The Act repealed section 33b of the Banking Act that provided for the capping of bank interest rates which had been blamed for stifling credit to the private sector.

“The repeal of section 33b of the Banking Act is expected to enhance access to credit by the private sector especially the Micro, Small and Medium Enterprises (MSMEs) as well as cut out exploitative shylocks and other unregulated lenders,” the State House said.

The amendment to the Finance Bill 2019 was passed by parliament on Tuesday after legislators opposed it failed to secure the required two-thirds majority.
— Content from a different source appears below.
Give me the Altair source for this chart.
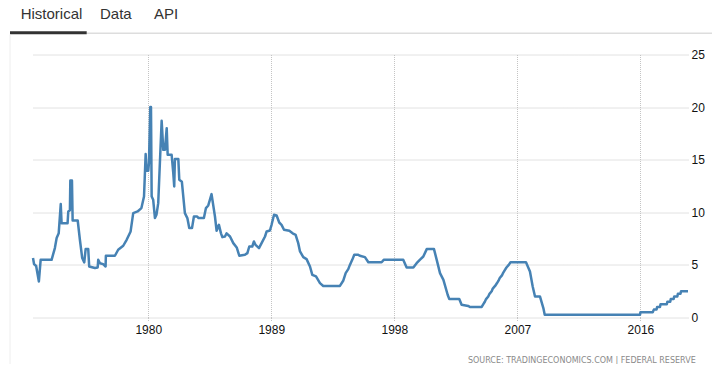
import altair as alt
import pandas as pd

years = [1971.57, 1971.65, 1971.8, 1972.0, 1972.13, 1972.93, 1973.17, 1973.3, 1973.45, 1973.6,
         1973.66, 1974.1, 1974.15, 1974.27, 1974.3, 1974.42, 1974.47, 1974.84, 1975.0, 1975.17,
         1975.32, 1975.42, 1975.61, 1975.68, 1976.1, 1976.3, 1976.34, 1976.47, 1976.7, 1976.88,
         1976.9, 1977.56, 1977.8, 1978.17, 1978.42, 1978.71, 1978.9, 1979.22, 1979.5, 1979.69,
         1979.81, 1979.88, 1980.0, 1980.05, 1980.15, 1980.2, 1980.25, 1980.36, 1980.49, 1980.6,
         1980.73, 1980.8, 1980.98, 1981.1, 1981.22, 1981.35, 1981.42, 1981.71, 1981.83, 1981.9,
         1981.95, 1982.2, 1982.27, 1982.46, 1982.68, 1982.86, 1983.0, 1983.2, 1983.34, 1983.58,
         1983.68, 1984.07, 1984.22, 1984.39, 1984.63, 1984.88, 1985.0, 1985.17, 1985.32, 1985.42,
         1985.61, 1985.73, 1985.98, 1986.22, 1986.47, 1986.66, 1987.07, 1987.25, 1987.39, 1987.61,
         1987.73, 1987.85, 1988.1, 1988.29, 1988.54, 1988.66, 1988.9, 1989.02, 1989.2, 1989.39,
         1989.58, 1989.75, 1989.93, 1990.32, 1990.56, 1990.78, 1990.97, 1991.1, 1991.34, 1991.58,
         1991.83, 1992.0, 1992.27, 1992.56, 1992.8, 1994.02, 1994.27, 1994.44, 1994.63, 1994.75,
         1994.92, 1995.07, 1995.36, 1995.48, 1995.85, 1996.1, 1997.07, 1997.24, 1998.65, 1998.9,
         1999.39, 1999.63, 1999.88, 2000.12, 2000.37, 2000.9, 2001.1, 2001.34, 2001.59, 2001.9,
         2002.02, 2002.75, 2002.92, 2003.4, 2003.53, 2004.39, 2004.5, 2004.62, 2004.71, 2004.87,
         2004.96, 2005.12, 2005.2, 2005.37, 2005.5, 2005.62, 2005.71, 2005.87, 2005.96, 2006.08,
         2006.2, 2006.37, 2006.5, 2007.63, 2007.92, 2008.12, 2008.29, 2008.65, 2008.9, 2009.0,
         2015.97, 2016.0, 2016.9, 2016.98, 2017.18, 2017.22, 2017.43, 2017.47, 2017.93, 2017.97,
         2018.18, 2018.22, 2018.43, 2018.47, 2018.7, 2018.74, 2018.93, 2018.97, 2019.48]

rates = [5.65, 5.07, 4.9, 3.42, 5.48, 5.48, 6.6, 7.55, 8.0, 10.78,
         8.97, 8.97, 10.08, 10.2, 13.02, 13.02, 9.22, 9.22, 7.39, 5.65,
         5.23, 6.5, 6.5, 4.85, 4.7, 4.75, 5.48, 5.16, 5.07, 4.85,
         5.87, 5.87, 6.44, 6.82, 7.39, 8.18, 9.92, 10.08, 10.4, 11.5,
         15.53, 13.94, 13.94, 14.67, 20.0, 20.0, 11.5, 11.2, 9.45, 9.76,
         10.87, 13.09, 18.7, 15.94, 15.94, 18.0, 15.47, 15.47, 13.72, 12.45,
         15.06, 15.06, 13.09, 12.9, 9.92, 9.45, 8.5, 8.5, 9.6, 9.6,
         9.45, 9.45, 10.4, 10.65, 11.73, 9.6, 8.24, 8.81, 8.0, 7.64,
         7.7, 8.0, 7.7, 7.07, 6.66, 5.87, 5.96, 6.12, 6.75, 6.75,
         7.23, 6.9, 6.6, 7.07, 7.7, 8.18, 8.27, 8.81, 9.76, 9.7,
         9.03, 8.81, 8.34, 8.24, 8.0, 7.86, 7.07, 6.28, 5.74, 5.55,
         4.85, 4.06, 3.9, 3.27, 3.0, 3.0, 3.52, 4.22, 4.6, 5.0,
         5.48, 5.96, 5.96, 5.87, 5.74, 5.25, 5.25, 5.5, 5.5, 4.75,
         4.75, 5.16, 5.5, 5.8, 6.5, 6.5, 5.48, 4.22, 3.58, 2.16,
         1.75, 1.75, 1.21, 1.1, 1.0, 1.0, 1.25, 1.5, 1.75, 2.0,
         2.25, 2.5, 2.75, 3.0, 3.25, 3.5, 3.75, 4.0, 4.25, 4.5,
         4.75, 5.0, 5.25, 5.25, 4.37, 2.95, 2.0, 2.0, 0.9, 0.25,
         0.25, 0.5, 0.5, 0.75, 0.75, 1.0, 1.0, 1.25, 1.25, 1.5,
         1.5, 1.75, 1.75, 2.0, 2.0, 2.25, 2.25, 2.5, 2.5]

x_ticks = [1980, 1989, 1998, 2007, 2016]
y_ticks = [0, 5, 10, 15, 20, 25]
tabs = ["Historical", "Data", "API"]
source_text = ["SOURCE:  TRADINGECONOMICS.COM  |  FEDERAL RESERVE"]

df = pd.DataFrame({"year": years, "rate": rates})

W, H = 655, 263

line = alt.Chart(df).mark_line(color="#4682b4", strokeWidth=2.5, strokeJoin="round").encode(
    x=alt.X("year:Q", scale=alt.Scale(domain=[1971.57, 2019.48], nice=False, zero=False),
            axis=alt.Axis(values=x_ticks, format="d", title=None, domain=False,
                          grid=True, gridDash=[1, 1], gridColor="#c4c4c4",
                          ticks=True, tickDash=[1, 1], tickColor="#c4c4c4", tickSize=4,
                          labelPadding=3, labelFontSize=12, labelColor="#111",
                          labelFont="Liberation Sans")),
    y=alt.Y("rate:Q", scale=alt.Scale(domain=[0, 25], nice=False),
            axis=alt.Axis(orient="right", values=y_ticks, title=None, domain=False,
                          grid=True, gridDash=[1, 1], gridColor="#c4c4c4",
                          ticks=False, labelPadding=3, labelFontSize=12, labelColor="#111",
                          labelFont="Liberation Sans")),
)

def one(text):
    return pd.DataFrame({"t": [text]})

tab_x = {"Historical": -12.3, "Data": 67, "API": 121}
tab_layers = [
    alt.Chart(one(t)).mark_text(align="left", baseline="alphabetic", fontSize=15,
                                font="Liberation Sans", color="#333").encode(
        text="t:N", x=alt.value(tab_x[t]), y=alt.value(-36))
    for t in tabs
]

grey_line = alt.Chart(one("g")).mark_rule(color="#dddddd", strokeWidth=1.5).encode(
    x=alt.value(53.7), x2=alt.value(687), y=alt.value(-21.3))
dark_line = alt.Chart(one("d")).mark_rule(color="#333333", strokeWidth=3).encode(
    x=alt.value(-23), x2=alt.value(53.7), y=alt.value(-21.7))
left_line = alt.Chart(one("l")).mark_rule(color="#eeeeee", strokeWidth=1).encode(
    x=alt.value(-23), y=alt.value(-20), y2=alt.value(318))

source = alt.Chart(pd.DataFrame({"t": source_text})).mark_text(
    align="right", baseline="middle", fontSize=8, font="DejaVu Sans", color="#8a8a8a").encode(
    text="t:N", x=alt.value(662.7), y=alt.value(306.2))

chart = alt.layer(line, grey_line, dark_line, left_line, source, *tab_layers).properties(
    width=W, height=H,
    autosize=alt.AutoSizeParams(type="none"),
    padding={"left": 25, "top": 46.5, "right": 24, "bottom": 46.5},
    background="white",
).configure_view(stroke=None)

chart.save("out.html", embed_options={"renderer": "svg", "actions": False})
Only 161 members of parliament were present against the minimum of 233 members needed for a vote.

The Government published Finance Bill 2019 on 13 June 2019

Fortunately, existing loans will be shielded from an increase in interest rates, for the duration already agreed on between the lenders and borrowers.

On Tuesday, banks assured the public nothing will change once the rate cap was scrapped.

“For customers with higher risk profiles we may see a 2-3 percent increase,” Kenya Bankers Association (KBA) chairman and KCB Group chief executive Joshua Oigara said.

“The macroeconomic and business environment where we are today does not at all support an environment of high rates,” Oigara added.
Jibran Qureishi, regional economist for East Africa at Stanbic bank termed the repeal of the interest rate cap as ‘a positive move’ and will embolden commercial banks to price credit risk again and more importantly for SMEs.

READ: Kenyan Banks Told They Will Thrive If Credit is Extended to Medium Enterprises

“Finance Act 2019 seeks to yield an additional KES 37.0Bn (circa 1.7% of initial revenue estimates) in tax revenues in FY2019/20. Nonetheless, going forward, the Finance Bill will be submitted by late April as opposed to the current norm of mid-June (together with the budget statement). This is a positive step to avoid what has become a protracted legislative process. On the other hand, the Senate also approved to raise the debt ceiling to KES 9.0Tn, agreeing with the National Assembly. On the baseline, we view the debt ceiling hit in FY2023/24, although fiscal indiscipline poses a major risk,” commentary from Genghis Capital.


New Taxes

Tax to the Digital Space

The Finance Bill 2019 now introduces a tax on income raised from the digital marketplace as a measure of ensuring equity in taxation.

Personal Income Tax

Exemption of Income earned under Ajira Program whose aim is to bridge the gap between skills available and skills demand. The Government proposed that the youth registered for the program pay a registration fee of Ksh 10,000 for the next three years in lieu of income tax with effect from 1st January 2020.

Excise Goods Management System (EGMS) 

The Kenya Revenue Authority (KRA) will implement the EGMS  on bottled water, juices, energy drinks, soda, and other non-alcoholic beverages from November 13, 2019.

Other measures include an increase on excise duty rates for imported vehicles exceeding 1500cc to 25 percent, with that of diesel-powered ones above 3,000cc set at 35 percent.

Recovery of taxes upon failure to deduct or withhold

The Finance Bill 2019 has made a provision that allows for the Commissioner to recover taxes from a person who fails to deduct or withhold tax under the Law.